*STATED PROBLEM:* Omit all images. Write out the rest of the material exactly.

*RECORDED DATA:*
:::

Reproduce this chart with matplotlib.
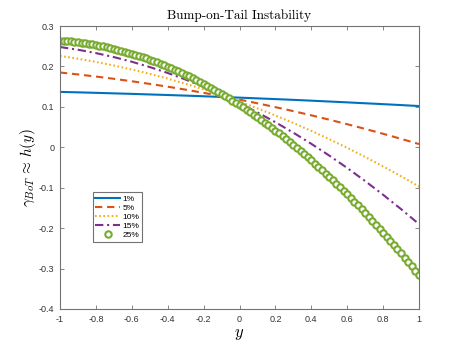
import numpy as np
import matplotlib
matplotlib.use("Agg")
import matplotlib.pyplot as plt

plt.rcParams['mathtext.fontset'] = 'cm'
plt.rcParams['axes.unicode_minus'] = False

# line series sampled at y = -1, -0.9, ..., 1
y_line = np.round(np.arange(-1.0, 1.0001, 0.1), 2)
h_1 = [0.1370, 0.1359, 0.1347, 0.1334, 0.1321, 0.1307, 0.1293, 0.1278, 0.1262, 0.1245,
       0.1228, 0.1210, 0.1192, 0.1173, 0.1153, 0.1132, 0.1111, 0.1089, 0.1067, 0.1044, 0.1020]
h_5 = [0.1850, 0.1802, 0.1750, 0.1694, 0.1633, 0.1568, 0.1499, 0.1425, 0.1347, 0.1265,
       0.1179, 0.1088, 0.0993, 0.0894, 0.0791, 0.0683, 0.0571, 0.0455, 0.0334, 0.0209, 0.0080]
h_10 = [0.2260, 0.2191, 0.2111, 0.2022, 0.1924, 0.1816, 0.1698, 0.1570, 0.1433, 0.1286,
        0.1129, 0.0963, 0.0787, 0.0601, 0.0406, 0.0201, -0.0014, -0.0239, -0.0473, -0.0717, -0.0970]
h_15 = [0.2480, 0.2413, 0.2330, 0.2231, 0.2116, 0.1985, 0.1838, 0.1675, 0.1496, 0.1301,
        0.1090, 0.0863, 0.0620, 0.0361, 0.0086, -0.0205, -0.0512, -0.0835, -0.1174, -0.1529, -0.1900]

# marker series sampled at y = -1, -0.98, ..., 1
y_mark = np.round(np.arange(-1.0, 1.0001, 0.02), 2)
h_25 = [0.2640, 0.2634, 0.2626, 0.2618, 0.2608, 0.2598, 0.2586, 0.2573, 0.2560, 0.2545,
        0.2529, 0.2512, 0.2494, 0.2476, 0.2456, 0.2435, 0.2413, 0.2389, 0.2365, 0.2340,
        0.2314, 0.2287, 0.2258, 0.2229, 0.2199, 0.2167, 0.2135, 0.2101, 0.2067, 0.2031,
        0.1995, 0.1957, 0.1918, 0.1878, 0.1838, 0.1796, 0.1753, 0.1709, 0.1664, 0.1618,
        0.1571, 0.1523, 0.1474, 0.1424, 0.1372, 0.1320, 0.1267, 0.1212, 0.1157, 0.1101,
        0.1043, 0.0985, 0.0925, 0.0864, 0.0803, 0.0740, 0.0676, 0.0612, 0.0546, 0.0479,
        0.0411, 0.0342, 0.0272, 0.0201, 0.0129, 0.0056, -0.0018, -0.0094, -0.0170, -0.0247,
        -0.0326, -0.0405, -0.0485, -0.0567, -0.0649, -0.0733, -0.0817, -0.0903, -0.0990, -0.1077,
        -0.1166, -0.1256, -0.1347, -0.1439, -0.1532, -0.1626, -0.1721, -0.1817, -0.1914, -0.2012,
        -0.2111, -0.2211, -0.2312, -0.2415, -0.2518, -0.2622, -0.2728, -0.2834, -0.2942, -0.3050,
        -0.3160]

labels = ['1%', '5%', '10%', '15%', '25%']
xticks = [-1, -0.8, -0.6, -0.4, -0.2, 0, 0.2, 0.4, 0.6, 0.8, 1]
xticklabels = ['-1', '-0.8', '-0.6', '-0.4', '-0.2', '0', '0.2', '0.4', '0.6', '0.8', '1']
yticks = [-0.4, -0.3, -0.2, -0.1, 0, 0.1, 0.2, 0.3]
yticklabels = ['-0.4', '-0.3', '-0.2', '-0.1', '0', '0.1', '0.2', '0.3']

c_blue = (0.0, 0.447, 0.741)
c_orange = (0.85, 0.325, 0.098)
c_yellow = (0.929, 0.694, 0.125)
c_purple = (0.494, 0.184, 0.556)
c_green = (0.466, 0.674, 0.188)

fig = plt.figure(figsize=(4.63, 3.48), dpi=100)
ax = fig.add_axes([60/463, 1-309/348, 359/463, 283/348])

ax.plot(y_line, h_1, color=c_blue, lw=1.5, label=labels[0])
ax.plot(y_line, h_5, color=c_orange, lw=1.5, ls=(0, (3.5, 2.3)), label=labels[1])
ax.plot(y_line, h_10, color=c_yellow, lw=1.5, ls=(0, (0.8, 1.2)), label=labels[2])
ax.plot(y_line, h_15, color=c_purple, lw=1.5, ls=(0, (4, 1.8, 1, 1.8)), label=labels[3])
ax.plot(y_mark, h_25, ls='none', marker='o', ms=4.6, mfc='white', mec=c_green, mew=1.5,
        label=labels[4])

ax.set_xlim(-1, 1)
ax.set_ylim(-0.4, 0.3)
ax.set_xticks(xticks)
ax.set_xticklabels(xticklabels)
ax.set_yticks(yticks)
ax.set_yticklabels(yticklabels)

for lab in ax.get_xticklabels() + ax.get_yticklabels():
    lab.set_fontfamily('Liberation Sans')
    lab.set_fontsize(6.5)
    lab.set_color('0.2')

ax.tick_params(direction='in', length=3, width=0.6, color='0.45', top=True, right=True, pad=4)
for s in ax.spines.values():
    s.set_color('0.45')
    s.set_linewidth(0.8)

ax.set_title('Bump-on-Tail Instability', family='cmr10', fontsize=9.5, pad=5)
ax.set_xlabel(r'$y$', fontsize=12, labelpad=0)
ax.set_ylabel(r'$\gamma_{BoT}\,\approx\,h(y)$', fontsize=11, labelpad=1)

leg = ax.legend(loc='lower left', bbox_to_anchor=(0.091, 0.238), borderaxespad=0,
                prop={'family': 'Liberation Sans', 'size': 6}, handlelength=3.0,
                handletextpad=0.3, labelspacing=0.15, borderpad=0.3, fancybox=False,
                numpoints=1, framealpha=1)
leg.get_frame().set_edgecolor('0.45')
leg.get_frame().set_linewidth(0.8)

fig.savefig('out.png', dpi=100)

:::

*ANSWER TO THIS TASK:*
Reproduce this chart with matplotlib.
import numpy as np
import matplotlib
matplotlib.use("Agg")
import matplotlib.pyplot as plt

plt.rcParams['mathtext.fontset'] = 'cm'
plt.rcParams['axes.unicode_minus'] = False

# line series sampled at y = -1, -0.9, ..., 1
y_line = np.round(np.arange(-1.0, 1.0001, 0.1), 2)
h_1 = [0.1370, 0.1359, 0.1347, 0.1334, 0.1321, 0.1307, 0.1293, 0.1278, 0.1262, 0.1245,
       0.1228, 0.1210, 0.1192, 0.1173, 0.1153, 0.1132, 0.1111, 0.1089, 0.1067, 0.1044, 0.1020]
h_5 = [0.1850, 0.1802, 0.1750, 0.1694, 0.1633, 0.1568, 0.1499, 0.1425, 0.1347, 0.1265,
       0.1179, 0.1088, 0.0993, 0.0894, 0.0791, 0.0683, 0.0571, 0.0455, 0.0334, 0.0209, 0.0080]
h_10 = [0.2260, 0.2191, 0.2111, 0.2022, 0.1924, 0.1816, 0.1698, 0.1570, 0.1433, 0.1286,
        0.1129, 0.0963, 0.0787, 0.0601, 0.0406, 0.0201, -0.0014, -0.0239, -0.0473, -0.0717, -0.0970]
h_15 = [0.2480, 0.2413, 0.2330, 0.2231, 0.2116, 0.1985, 0.1838, 0.1675, 0.1496, 0.1301,
        0.1090, 0.0863, 0.0620, 0.0361, 0.0086, -0.0205, -0.0512, -0.0835, -0.1174, -0.1529, -0.1900]

# marker series sampled at y = -1, -0.98, ..., 1
y_mark = np.round(np.arange(-1.0, 1.0001, 0.02), 2)
h_25 = [0.2640, 0.2634, 0.2626, 0.2618, 0.2608, 0.2598, 0.2586, 0.2573, 0.2560, 0.2545,
        0.2529, 0.2512, 0.2494, 0.2476, 0.2456, 0.2435, 0.2413, 0.2389, 0.2365, 0.2340,
        0.2314, 0.2287, 0.2258, 0.2229, 0.2199, 0.2167, 0.2135, 0.2101, 0.2067, 0.2031,
        0.1995, 0.1957, 0.1918, 0.1878, 0.1838, 0.1796, 0.1753, 0.1709, 0.1664, 0.1618,
        0.1571, 0.1523, 0.1474, 0.1424, 0.1372, 0.1320, 0.1267, 0.1212, 0.1157, 0.1101,
        0.1043, 0.0985, 0.0925, 0.0864, 0.0803, 0.0740, 0.0676, 0.0612, 0.0546, 0.0479,
        0.0411, 0.0342, 0.0272, 0.0201, 0.0129, 0.0056, -0.0018, -0.0094, -0.0170, -0.0247,
        -0.0326, -0.0405, -0.0485, -0.0567, -0.0649, -0.0733, -0.0817, -0.0903, -0.0990, -0.1077,
        -0.1166, -0.1256, -0.1347, -0.1439, -0.1532, -0.1626, -0.1721, -0.1817, -0.1914, -0.2012,
        -0.2111, -0.2211, -0.2312, -0.2415, -0.2518, -0.2622, -0.2728, -0.2834, -0.2942, -0.3050,
        -0.3160]

labels = ['1%', '5%', '10%', '15%', '25%']
xticks = [-1, -0.8, -0.6, -0.4, -0.2, 0, 0.2, 0.4, 0.6, 0.8, 1]
xticklabels = ['-1', '-0.8', '-0.6', '-0.4', '-0.2', '0', '0.2', '0.4', '0.6', '0.8', '1']
yticks = [-0.4, -0.3, -0.2, -0.1, 0, 0.1, 0.2, 0.3]
yticklabels = ['-0.4', '-0.3', '-0.2', '-0.1', '0', '0.1', '0.2', '0.3']

c_blue = (0.0, 0.447, 0.741)
c_orange = (0.85, 0.325, 0.098)
c_yellow = (0.929, 0.694, 0.125)
c_purple = (0.494, 0.184, 0.556)
c_green = (0.466, 0.674, 0.188)

fig = plt.figure(figsize=(4.63, 3.48), dpi=100)
ax = fig.add_axes([60/463, 1-309/348, 359/463, 283/348])

ax.plot(y_line, h_1, color=c_blue, lw=1.5, label=labels[0])
ax.plot(y_line, h_5, color=c_orange, lw=1.5, ls=(0, (3.5, 2.3)), label=labels[1])
ax.plot(y_line, h_10, color=c_yellow, lw=1.5, ls=(0, (0.8, 1.2)), label=labels[2])
ax.plot(y_line, h_15, color=c_purple, lw=1.5, ls=(0, (4, 1.8, 1, 1.8)), label=labels[3])
ax.plot(y_mark, h_25, ls='none', marker='o', ms=4.6, mfc='white', mec=c_green, mew=1.5,
        label=labels[4])

ax.set_xlim(-1, 1)
ax.set_ylim(-0.4, 0.3)
ax.set_xticks(xticks)
ax.set_xticklabels(xticklabels)
ax.set_yticks(yticks)
ax.set_yticklabels(yticklabels)

for lab in ax.get_xticklabels() + ax.get_yticklabels():
    lab.set_fontfamily('Liberation Sans')
    lab.set_fontsize(6.5)
    lab.set_color('0.2')

ax.tick_params(direction='in', length=3, width=0.6, color='0.45', top=True, right=True, pad=4)
for s in ax.spines.values():
    s.set_color('0.45')
    s.set_linewidth(0.8)

ax.set_title('Bump-on-Tail Instability', family='cmr10', fontsize=9.5, pad=5)
ax.set_xlabel(r'$y$', fontsize=12, labelpad=0)
ax.set_ylabel(r'$\gamma_{BoT}\,\approx\,h(y)$', fontsize=11, labelpad=1)

leg = ax.legend(loc='lower left', bbox_to_anchor=(0.091, 0.238), borderaxespad=0,
                prop={'family': 'Liberation Sans', 'size': 6}, handlelength=3.0,
                handletextpad=0.3, labelspacing=0.15, borderpad=0.3, fancybox=False,
                numpoints=1, framealpha=1)
leg.get_frame().set_edgecolor('0.45')
leg.get_frame().set_linewidth(0.8)

fig.savefig('out.png', dpi=100)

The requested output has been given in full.